Carol Reed was known as the “Weather Girl” for her forecasts on WCBS-TV in NYC. Reed could also carry a tune and released an album. What was the “Weather Girl”‘s album called? Come Rain or Come Shine (Golden Crest, 1956). What songs were on it? Why, “Heat Wave”, “Ill Wind”, “Singin’ in the Rain” and such, of course. Bill Reed is stumped for info on Bruce Walton III’s 1965 record I’ve Gotta Be Me but he’s not to be blamed. The liner notes for this record are somewhat lacking; Reed says it’s the only record he’s ever seen that has regular cover art – and absolutely nothing on the back cover; “pure as the driven snow, that is…blank.”
Many of the “singers” spotlighted in this book were actually actors and actresses that were given a chance to make a record, some great, some not so. These include Candice Bergen’s mother, Frances Bergen, Carol Bruce (Lillian “Mother” Carlson on WKRP in Cincinnati), Dorothy Dandridge (and her sister, too, actually), Canadian Yvonne De Carlo, who’s record is the only one in this book that I actually own, Diana Dors, Rhonda Fleming, Larry Hovis (Sgt. Andrew Carter on Hogan’s Heroes), Jerry Orbach, Ann Sothern, Gwen Verdon, Marie McDonald, Lizabeth Scott (I own it on digital), Tina Louise, Constance Towers and Marie Wilson.
Looking closely at each entry reveals The Last Musical Hurrah to be a celebration of the host of charming budget labels, as well, the goofy names of which we all recognize from our excursions through record bins in thrift stores. Names like; Fredlo, Brad’s Records, Choreo Records (co-founded by the daughter of Fred Astaire), Audio Fidelity, Jubilee, Nixa, Regina, Tops, Unique, Luxor, Ellector, Diadon, Breeze, Mondo 5, Mahalo, Firebird, Argo, Charlie Parker Records and Edison International on which a total of two LPs were released.

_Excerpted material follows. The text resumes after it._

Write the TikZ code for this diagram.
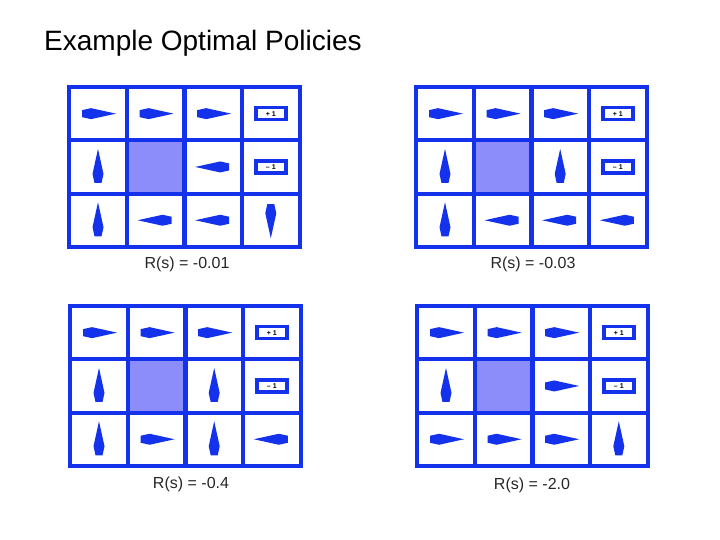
\documentclass[tikz,border=0pt]{standalone}
\usepackage{fontspec}
\setmainfont{Liberation Sans}
\definecolor{gb}{RGB}{20,50,235}
\definecolor{wallc}{RGB}{140,140,250}
\tikzset{
  cellbox/.style={draw=gb,line width=4pt,minimum width=58pt,minimum height=53.3pt,inner sep=0pt,anchor=north west},
  wallbox/.style={cellbox,fill=wallc},
  termbox/.style={draw=gb,line width=3.5pt,minimum width=30pt,minimum height=12pt,inner sep=0pt,font=\fontsize{7}{7}\selectfont\bfseries},
  lab/.style={font=\fontsize{16}{16}\selectfont,text=black!85},
  arr/.pic={\fill[gb] (-16,-3.5)--(-7,-5.5)--(18,0)--(-7,5.5)--(-16,3.5)--cycle;}
}
\newcommand{\gridw}[4]{% x0 y0 name list
  \foreach \t [count=\i from 0] in {#4}{%
    \pgfmathtruncatemacro{\c}{mod(\i,4)}%
    \pgfmathtruncatemacro{\r}{div(\i,4)}%
    \pgfmathsetmacro{\xx}{#1+\c*57.6}%
    \pgfmathsetmacro{\yy}{#2+\r*53.3}%
    \if\t W
      \node[wallbox] (#3-\i) at (\xx,\yy) {};
    \else
      \node[cellbox] (#3-\i) at (\xx,\yy) {};
    \fi
    \if\t R \pic[rotate=0] at (#3-\i.center) {arr};\fi
    \if\t L \pic[rotate=180] at (#3-\i.center) {arr};\fi
    \if\t U \pic[rotate=90] at (#3-\i.center) {arr};\fi
    \if\t D \pic[rotate=-90] at (#3-\i.center) {arr};\fi
    \if\t P \node[termbox] (#3-t\i) at (#3-\i.center) {+ 1};\fi
    \if\t M \node[termbox] (#3-t\i) at (#3-\i.center) {-- 1};\fi
  }%
}
\begin{document}
\begin{tikzpicture}[x=1pt,y=-1pt]
\useasboundingbox (0,0) rectangle (720,540);
\node[anchor=west,font=\fontsize{28}{28}\selectfont,inner sep=0pt] (title) at (44,43) {Example Optimal Policies};
\gridw{67}{85}{a}{R,R,R,P,U,W,L,M,U,L,L,D}
\gridw{414}{85}{b}{R,R,R,P,U,W,U,M,U,L,L,L}
\gridw{68}{304}{c}{R,R,R,P,U,W,U,M,U,R,U,L}
\gridw{415}{304}{d}{R,R,R,P,U,W,R,M,R,R,R,U}
\node[lab] (la) at (187,264) {R(s) = -0.01};
\node[lab] (lb) at (533,264) {R(s) = -0.03};
\node[lab] (lc) at (191,484) {R(s) = -0.4};
\node[lab] (ld) at (532,485) {R(s) = -2.0};
\end{tikzpicture}
\end{document}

I’ve read a few books that were either self-published or printed by small presses and I’m learning to appreciate these publications. The welcomed subject matter can trump the sometimes rampant editorial errors that occur. We will dismiss the glaring syntax flaws in Bill Reed’s book and just be thankful it exists. I mentioned scrounging the record racks at Goodwills and really this book feels just like that. And that’s a good feeling for us record collectors. The Last Musical Hurrah is a fine reference book and tells a charming tale, a fascinating tale. Think of it; someone once upon a time may have had their own record sitting on a rack next to Nat Cole and three years later they’re working in a lumber yard – or owning it, whatever. This book is the story of these singers, these One-shot wonders.